The History Of Patagonia


Patagonia is a brand built on a love for the outdoors. This obsession started in 1953 when 14-year-old Yvon Chouinard was out on the mountains with his falconry club, teaching birds how to hunt. One of his teachers instructed him and his friends to rappel down a cliff. Yvon became obsessed with rappelling and in no time, he and all his friends were jumping freight trains to take them to new cliffs across the state of California.

Innovation from Obsession

He began to enjoy climbing up more than rappelling down and moved to Yosemite where he could climb bigger walls. Chouinard was a poor teenager and couldn’t afford to use hundreds of the disposable pitons (climbing anchors) that were used in that era. This led him to purchase a furnace and anvil.

He soon began teaching himself to craft reusable pitons, a product that didn’t exist at this time. They were made from molybdenum steel which was much stronger than the disposable iron models. Word quickly spread of his new invention and Yvon set up ‘Chouinard Climbing Supplies’ where he sold various pieces of climbing equipment out of his parents garden or his car when he was travelling.

Trouble in Paradise

Demand was growing rapidly and by 1965, Chouinard had gone into business with Tom Frost who was a good friend of Yvon’s as well as an aeronautical engineer and climber. By 1970 they were the biggest selling climbing equipment company in the US. However, the pitons were destructive to the rock faces. This quickly made Chouinard Equipment an enemy of the climbing world. Despite their financial success they soon left the piton business and by 1972, they had stopped selling the steel anchors that damaged rocks all together and moved to anchors that left the rocks unharmed. This was a huge risk as pitons were their best seller, but it had to be done. The new clean climbing ‘chock’ anchors sold quicker than they could be made and Chouinard Equipments’ ethical career had begun.

A New Approach

On a winter climbing trip in Scotland, Chouinard was given a thick rugby shirt to wear, he noticed the large collar protected his neck from hardware slings cutting into his neck. When he returned to the states he began selling his own rugby shirts for climbing which were ordered from Umbro in England. They sold out instantly and had a much better markup than climbing hardware. They began selling more and more outdoor clothing and decided to sell it under a new name. Patagonia was born. Patagonia says their name brings to mind “romantic visions of glaciers tumbling into fjords, jagged windswept peaks, gauchos and condors”. Many climbers saw Patagonia as a place like Shangri-La or Timbuktu, an unexplored, dangerous frontier of natural beauty.

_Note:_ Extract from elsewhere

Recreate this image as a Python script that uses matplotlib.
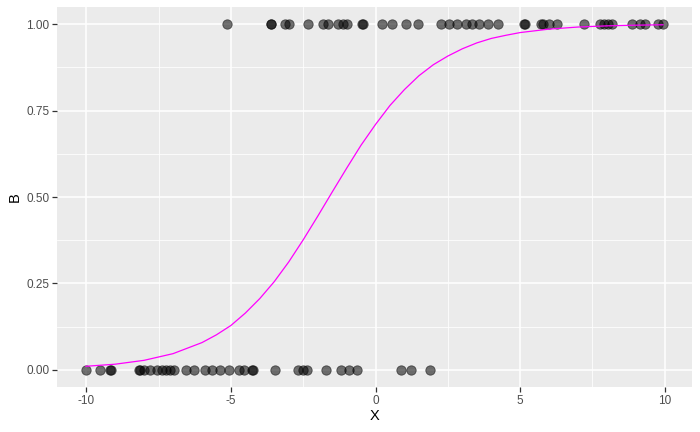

Historically, men didn’t tend to wear vibrant colours, most men's outdoor clothing was tan, grey, forest green or black. Patagonia decided to pursue vividity for their clothing line and target a niche. They used cobalt, teal, French red, seafoam and lemon yellow. Soon, their fresh designs had made them more popular among regular shoppers than with the outdoor community. Their least technical clothing like T-shirts and caps became their best sellers.

Patagonia Today

Since then, the company hasn’t changed its position within the market too much. They sell well designed, minimalist clothing made from organic materials to everyday buyers and more advanced innovative garments to hikers, climbers and all outdoorsmen and women made from the most contemporary materials the industry can offer.

Patagonia pride themselves on their ethics. They donate either 1% of their profits or 10% of their revenue (whichever is greater) to charities that protect the environment. They use solar tracking skylights in their offices, have a recycling scheme for their clothing and they advise customers to “only buy what you need” as the environmental costs of manufacturing clothes are high. They don’t want you to buy clothes, but if you do need clothing, they would rather it was bought from them as they try to minimise environmental costs in the design, production and shipping of their items.